■ Data extract
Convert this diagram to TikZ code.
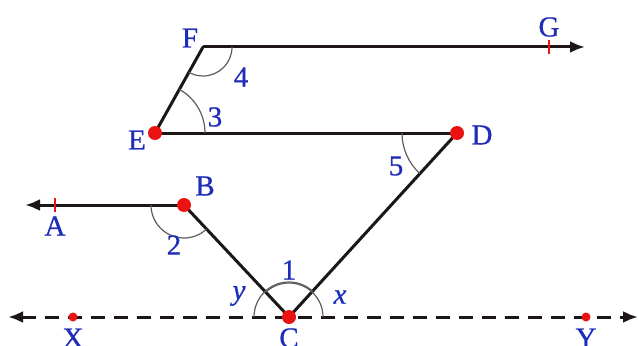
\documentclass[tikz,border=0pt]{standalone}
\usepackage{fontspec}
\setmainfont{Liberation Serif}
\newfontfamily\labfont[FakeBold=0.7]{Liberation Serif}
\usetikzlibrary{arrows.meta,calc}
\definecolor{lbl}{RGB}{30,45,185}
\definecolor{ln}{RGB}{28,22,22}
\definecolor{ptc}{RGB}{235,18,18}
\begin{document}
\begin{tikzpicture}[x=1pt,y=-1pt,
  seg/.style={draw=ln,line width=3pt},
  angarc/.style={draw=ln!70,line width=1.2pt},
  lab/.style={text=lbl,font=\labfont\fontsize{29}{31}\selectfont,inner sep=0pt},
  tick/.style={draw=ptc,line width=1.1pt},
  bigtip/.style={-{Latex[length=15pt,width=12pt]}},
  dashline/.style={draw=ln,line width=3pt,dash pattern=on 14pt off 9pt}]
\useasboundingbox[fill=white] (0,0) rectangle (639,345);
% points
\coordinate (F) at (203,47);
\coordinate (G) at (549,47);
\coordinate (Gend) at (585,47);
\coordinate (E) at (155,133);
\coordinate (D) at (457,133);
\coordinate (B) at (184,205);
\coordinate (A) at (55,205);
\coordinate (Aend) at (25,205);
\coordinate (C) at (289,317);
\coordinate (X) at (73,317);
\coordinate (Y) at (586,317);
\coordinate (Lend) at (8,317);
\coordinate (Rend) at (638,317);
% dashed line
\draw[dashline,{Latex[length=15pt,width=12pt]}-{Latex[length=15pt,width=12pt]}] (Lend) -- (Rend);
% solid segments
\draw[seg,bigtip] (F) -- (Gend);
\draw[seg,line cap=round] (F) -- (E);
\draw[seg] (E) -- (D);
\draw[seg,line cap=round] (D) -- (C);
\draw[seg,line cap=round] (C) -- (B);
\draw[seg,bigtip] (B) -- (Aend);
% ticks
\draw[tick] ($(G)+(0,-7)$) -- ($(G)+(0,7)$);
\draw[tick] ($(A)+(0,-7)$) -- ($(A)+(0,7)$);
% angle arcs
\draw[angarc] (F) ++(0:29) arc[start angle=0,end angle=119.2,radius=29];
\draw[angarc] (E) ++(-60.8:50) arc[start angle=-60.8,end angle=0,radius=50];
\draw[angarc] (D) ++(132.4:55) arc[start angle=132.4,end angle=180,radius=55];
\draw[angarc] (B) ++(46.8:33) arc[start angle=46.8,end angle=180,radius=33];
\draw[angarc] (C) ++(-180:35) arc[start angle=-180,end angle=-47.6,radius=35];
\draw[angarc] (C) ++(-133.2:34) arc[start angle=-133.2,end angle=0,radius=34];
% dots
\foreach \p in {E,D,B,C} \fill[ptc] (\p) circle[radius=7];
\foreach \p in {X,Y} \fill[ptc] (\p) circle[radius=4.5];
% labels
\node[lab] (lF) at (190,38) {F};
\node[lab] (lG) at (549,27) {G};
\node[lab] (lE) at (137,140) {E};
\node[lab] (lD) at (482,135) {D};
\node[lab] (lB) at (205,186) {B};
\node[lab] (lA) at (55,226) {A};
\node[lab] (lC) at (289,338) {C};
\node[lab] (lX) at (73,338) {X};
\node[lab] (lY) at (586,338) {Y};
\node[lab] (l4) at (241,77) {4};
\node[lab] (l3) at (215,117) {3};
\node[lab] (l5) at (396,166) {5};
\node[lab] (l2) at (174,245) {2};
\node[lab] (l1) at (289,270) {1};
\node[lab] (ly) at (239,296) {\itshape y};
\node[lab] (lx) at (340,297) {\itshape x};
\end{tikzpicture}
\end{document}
---
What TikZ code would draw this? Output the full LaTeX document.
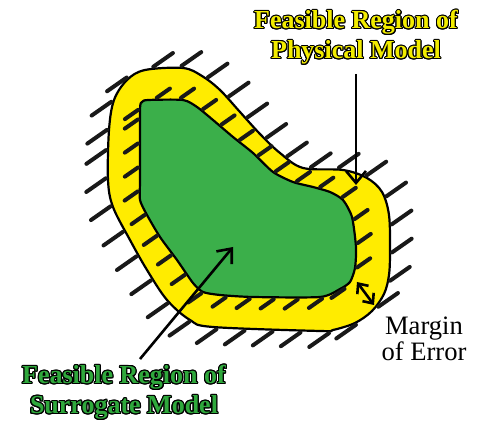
--
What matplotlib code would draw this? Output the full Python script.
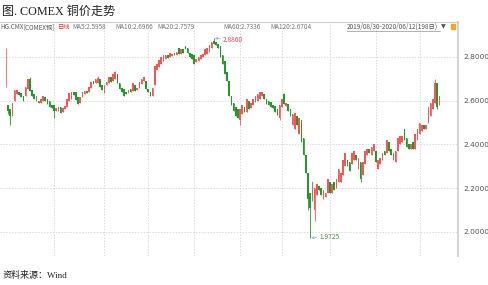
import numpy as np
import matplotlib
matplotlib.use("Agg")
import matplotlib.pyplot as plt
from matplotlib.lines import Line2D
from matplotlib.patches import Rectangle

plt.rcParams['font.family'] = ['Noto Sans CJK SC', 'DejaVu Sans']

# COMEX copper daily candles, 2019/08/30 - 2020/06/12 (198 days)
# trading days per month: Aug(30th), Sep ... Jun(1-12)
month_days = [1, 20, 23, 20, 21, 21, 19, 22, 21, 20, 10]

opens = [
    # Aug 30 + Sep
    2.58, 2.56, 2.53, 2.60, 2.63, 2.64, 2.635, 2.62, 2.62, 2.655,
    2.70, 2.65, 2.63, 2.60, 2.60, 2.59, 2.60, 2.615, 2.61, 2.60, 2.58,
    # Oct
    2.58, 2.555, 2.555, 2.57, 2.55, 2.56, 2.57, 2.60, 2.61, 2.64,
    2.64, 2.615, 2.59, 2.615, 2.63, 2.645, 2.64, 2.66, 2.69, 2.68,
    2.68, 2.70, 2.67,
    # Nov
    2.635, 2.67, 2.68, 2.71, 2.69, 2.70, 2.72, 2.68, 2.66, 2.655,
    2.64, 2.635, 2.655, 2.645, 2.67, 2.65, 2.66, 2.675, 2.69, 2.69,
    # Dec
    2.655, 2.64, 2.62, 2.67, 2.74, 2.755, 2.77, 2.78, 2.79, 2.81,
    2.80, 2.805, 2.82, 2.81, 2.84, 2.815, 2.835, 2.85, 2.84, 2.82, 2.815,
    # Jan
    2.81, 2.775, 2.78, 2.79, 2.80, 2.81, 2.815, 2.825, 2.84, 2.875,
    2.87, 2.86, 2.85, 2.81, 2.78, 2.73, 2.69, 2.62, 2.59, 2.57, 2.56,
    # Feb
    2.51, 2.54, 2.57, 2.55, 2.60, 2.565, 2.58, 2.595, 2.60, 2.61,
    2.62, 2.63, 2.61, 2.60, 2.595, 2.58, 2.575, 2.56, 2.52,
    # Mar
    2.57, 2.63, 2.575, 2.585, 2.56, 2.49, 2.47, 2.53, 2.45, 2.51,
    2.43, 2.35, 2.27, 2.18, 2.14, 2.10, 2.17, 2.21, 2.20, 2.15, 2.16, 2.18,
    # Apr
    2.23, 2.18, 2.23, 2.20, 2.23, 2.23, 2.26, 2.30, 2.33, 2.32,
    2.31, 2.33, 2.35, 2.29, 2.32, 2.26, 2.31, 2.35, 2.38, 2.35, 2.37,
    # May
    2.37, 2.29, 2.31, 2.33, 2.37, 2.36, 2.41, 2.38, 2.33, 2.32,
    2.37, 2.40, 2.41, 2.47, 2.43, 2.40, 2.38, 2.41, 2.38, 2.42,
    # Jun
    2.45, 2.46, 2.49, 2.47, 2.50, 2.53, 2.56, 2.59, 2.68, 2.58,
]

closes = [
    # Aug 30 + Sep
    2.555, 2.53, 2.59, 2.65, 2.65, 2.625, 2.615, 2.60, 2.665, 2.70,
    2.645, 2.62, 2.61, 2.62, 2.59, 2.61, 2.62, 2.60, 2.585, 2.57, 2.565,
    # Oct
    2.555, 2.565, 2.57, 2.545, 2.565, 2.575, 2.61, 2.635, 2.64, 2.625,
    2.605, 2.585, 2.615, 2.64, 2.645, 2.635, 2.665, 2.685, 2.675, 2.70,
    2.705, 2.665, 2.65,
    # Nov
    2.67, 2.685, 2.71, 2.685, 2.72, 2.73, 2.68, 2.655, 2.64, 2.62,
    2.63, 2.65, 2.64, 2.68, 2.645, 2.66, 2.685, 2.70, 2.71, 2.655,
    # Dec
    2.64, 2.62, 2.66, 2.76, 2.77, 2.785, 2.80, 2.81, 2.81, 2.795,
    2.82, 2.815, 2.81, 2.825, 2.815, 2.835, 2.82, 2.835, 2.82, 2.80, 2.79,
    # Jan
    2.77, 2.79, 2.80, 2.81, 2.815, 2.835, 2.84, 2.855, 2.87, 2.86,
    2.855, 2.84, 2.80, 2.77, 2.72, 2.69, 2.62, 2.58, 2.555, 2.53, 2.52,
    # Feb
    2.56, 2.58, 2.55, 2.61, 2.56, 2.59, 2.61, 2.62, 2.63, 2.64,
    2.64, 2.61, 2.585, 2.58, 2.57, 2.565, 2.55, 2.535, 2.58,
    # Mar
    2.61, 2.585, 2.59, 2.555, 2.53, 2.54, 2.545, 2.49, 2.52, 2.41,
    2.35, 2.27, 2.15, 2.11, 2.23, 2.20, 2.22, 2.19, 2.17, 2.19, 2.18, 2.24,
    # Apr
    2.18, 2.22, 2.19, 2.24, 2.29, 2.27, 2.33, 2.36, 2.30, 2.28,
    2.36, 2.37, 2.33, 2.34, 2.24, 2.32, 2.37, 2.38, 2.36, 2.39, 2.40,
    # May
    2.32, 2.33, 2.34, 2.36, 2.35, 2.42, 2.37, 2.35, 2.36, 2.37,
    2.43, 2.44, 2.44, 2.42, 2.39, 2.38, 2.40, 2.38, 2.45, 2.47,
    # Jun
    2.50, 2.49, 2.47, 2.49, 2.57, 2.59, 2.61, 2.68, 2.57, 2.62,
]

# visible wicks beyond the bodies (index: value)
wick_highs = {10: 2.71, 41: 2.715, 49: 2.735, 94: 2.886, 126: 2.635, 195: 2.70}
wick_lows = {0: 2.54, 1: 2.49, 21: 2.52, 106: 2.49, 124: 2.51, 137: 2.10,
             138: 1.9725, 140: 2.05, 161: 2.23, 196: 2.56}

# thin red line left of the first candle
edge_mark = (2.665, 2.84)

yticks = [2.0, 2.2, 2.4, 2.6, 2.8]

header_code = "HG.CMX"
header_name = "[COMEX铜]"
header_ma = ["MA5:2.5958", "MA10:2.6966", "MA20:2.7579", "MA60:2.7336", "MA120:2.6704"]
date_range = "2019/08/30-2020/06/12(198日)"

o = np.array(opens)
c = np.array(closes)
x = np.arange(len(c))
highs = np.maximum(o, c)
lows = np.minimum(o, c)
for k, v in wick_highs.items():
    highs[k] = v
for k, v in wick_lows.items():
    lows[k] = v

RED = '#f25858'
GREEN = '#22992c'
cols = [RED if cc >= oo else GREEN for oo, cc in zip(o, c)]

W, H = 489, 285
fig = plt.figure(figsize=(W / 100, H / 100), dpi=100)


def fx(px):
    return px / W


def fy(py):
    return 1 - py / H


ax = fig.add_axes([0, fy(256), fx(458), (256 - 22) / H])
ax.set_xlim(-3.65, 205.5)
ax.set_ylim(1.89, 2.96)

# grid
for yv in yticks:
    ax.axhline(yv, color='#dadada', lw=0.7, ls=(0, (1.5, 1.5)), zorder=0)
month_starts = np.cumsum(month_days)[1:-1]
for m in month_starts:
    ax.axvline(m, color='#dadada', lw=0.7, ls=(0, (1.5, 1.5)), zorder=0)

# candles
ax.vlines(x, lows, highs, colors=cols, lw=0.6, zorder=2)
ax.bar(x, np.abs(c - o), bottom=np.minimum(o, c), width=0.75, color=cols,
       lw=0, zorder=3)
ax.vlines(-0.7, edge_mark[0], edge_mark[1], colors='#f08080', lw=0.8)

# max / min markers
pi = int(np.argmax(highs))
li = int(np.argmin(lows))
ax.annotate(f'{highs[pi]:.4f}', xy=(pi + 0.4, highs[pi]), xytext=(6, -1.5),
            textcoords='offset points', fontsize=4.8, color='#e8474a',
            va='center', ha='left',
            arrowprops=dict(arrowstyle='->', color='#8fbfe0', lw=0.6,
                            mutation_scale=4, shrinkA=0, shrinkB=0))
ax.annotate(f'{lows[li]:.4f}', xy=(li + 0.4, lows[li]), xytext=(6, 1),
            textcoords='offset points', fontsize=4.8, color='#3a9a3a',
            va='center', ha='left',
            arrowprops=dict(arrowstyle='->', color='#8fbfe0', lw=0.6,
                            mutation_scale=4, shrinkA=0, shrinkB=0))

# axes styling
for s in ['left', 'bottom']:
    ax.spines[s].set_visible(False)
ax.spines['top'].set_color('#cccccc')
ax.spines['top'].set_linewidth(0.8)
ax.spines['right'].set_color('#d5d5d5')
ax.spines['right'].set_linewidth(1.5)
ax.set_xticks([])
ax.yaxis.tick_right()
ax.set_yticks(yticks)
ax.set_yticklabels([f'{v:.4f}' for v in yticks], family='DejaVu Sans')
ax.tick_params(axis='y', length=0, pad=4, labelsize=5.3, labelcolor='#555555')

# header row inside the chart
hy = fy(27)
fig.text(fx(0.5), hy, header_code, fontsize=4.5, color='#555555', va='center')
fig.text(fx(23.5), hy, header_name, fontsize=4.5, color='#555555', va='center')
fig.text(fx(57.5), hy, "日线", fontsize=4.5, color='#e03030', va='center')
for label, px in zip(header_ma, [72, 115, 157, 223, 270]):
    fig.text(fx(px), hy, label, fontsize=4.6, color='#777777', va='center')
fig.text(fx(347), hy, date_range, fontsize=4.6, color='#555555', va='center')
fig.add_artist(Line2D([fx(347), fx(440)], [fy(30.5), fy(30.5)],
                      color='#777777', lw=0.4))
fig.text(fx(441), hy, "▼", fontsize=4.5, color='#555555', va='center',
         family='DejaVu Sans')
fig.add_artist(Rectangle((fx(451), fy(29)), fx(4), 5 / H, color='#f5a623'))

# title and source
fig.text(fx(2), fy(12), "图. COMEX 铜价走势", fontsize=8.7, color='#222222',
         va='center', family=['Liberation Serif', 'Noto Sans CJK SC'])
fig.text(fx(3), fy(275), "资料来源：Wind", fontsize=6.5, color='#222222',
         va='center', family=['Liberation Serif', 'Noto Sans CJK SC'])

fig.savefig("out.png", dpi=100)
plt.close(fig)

■ Prompt
Reproduce exactly the run of lines beginning with the one that contains "What matplotlib code" and ending with the one that contains "plt.rcParams['font.family'] = ['Noto". Do not include pictures.

■ Expected answer
What matplotlib code would draw this? Output the full Python script.
import numpy as np
import matplotlib
matplotlib.use("Agg")
import matplotlib.pyplot as plt
from matplotlib.lines import Line2D
from matplotlib.patches import Rectangle

plt.rcParams['font.family'] = ['Noto Sans CJK SC', 'DejaVu Sans']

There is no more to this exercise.